The “No” Heard Round the World …: …or at least across the country. Under Dodd-Frank, “say on pay” votes are now mandatory for public companies in the United States, so the revolt at Citi is likely blowing “chill winds” into executive suites, according to an analytical story in the FT. “If this can happen at Citi, it can happen anywhere,” an anonymous Citi shareholder who voted for Pandit’s pay package tells the newspaper. “Investor relations [departments] at every U.S. company are going to have to rethink how they approach the issue.” The “BreakingViews” column in the Times approves: “Citi’s say-on-pay defeat puts bank bosses and their boards on notice. … It’s a good sign that ballots are starting to be used to send a strong message.” Interestingly, a Calpers official quoted in the FT story holds up Wells Fargo as an example of better executive pay practices, since its long-term performance targets “include a measure of the quality of capital.” Financial Times, New York Times

B of A’s Garage Sale: Citing anonymous sources, the Times and the Journal both report that Bank of America is considering a sale of its overseas wealth management business.

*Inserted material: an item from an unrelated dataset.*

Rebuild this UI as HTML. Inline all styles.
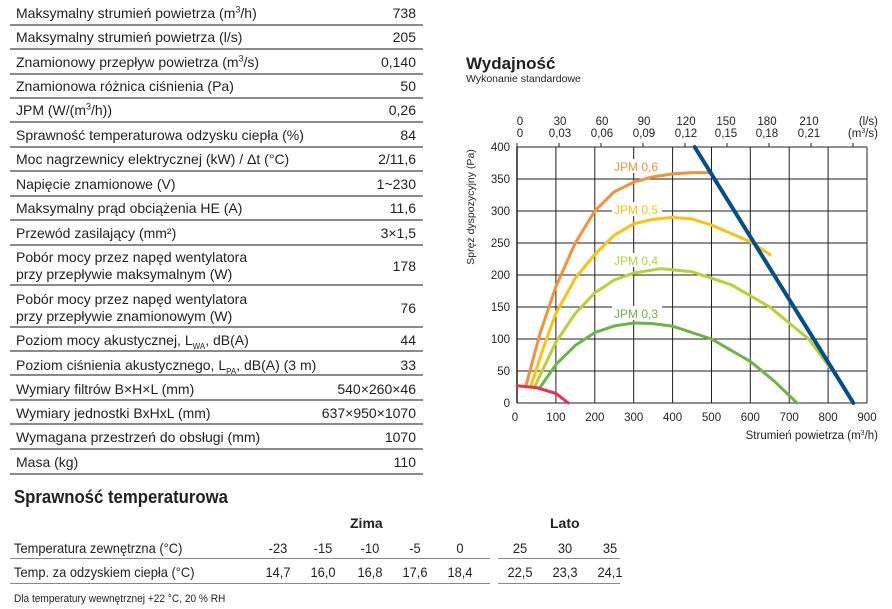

Also, B of A has reached a deal to sell one of its Manhattan office buildings to an investor group, according to a Journal story we missed yesterday. (Not that shiny skyscraper in Midtown, completed in 2009, which B of A leases and partly owns through a joint venture.) The bank would get about $230 million from the sale and leaseback of a comparatively unprepossessing “1960s boxy tower” in lower Manhattan. It’s unclear how much the non-U.S. wealth business would fetch, but every little bit probably helps when you need to build capital.

Wall Street Journal

“Left hand, meet right hand: Washington edition.” The State Department is pressing some banks to resume doing business with foreign embassies and missions. But the reason the institutions stopped banking those clients is because post-9/11 anti-money laundering regulations have made serving embassies “almost impossible,” according to the ABA. A Nepalese diplomat tells the Journal that the United States is “the worst country” to bank in. As we’ve seen in other contexts recently, it’s awkward for banks to be conscripted as agents of foreign policy — not least of all when, as in this case, that policy has sometimes-conflicting objectives (diplomacy vs. “the war on terror”).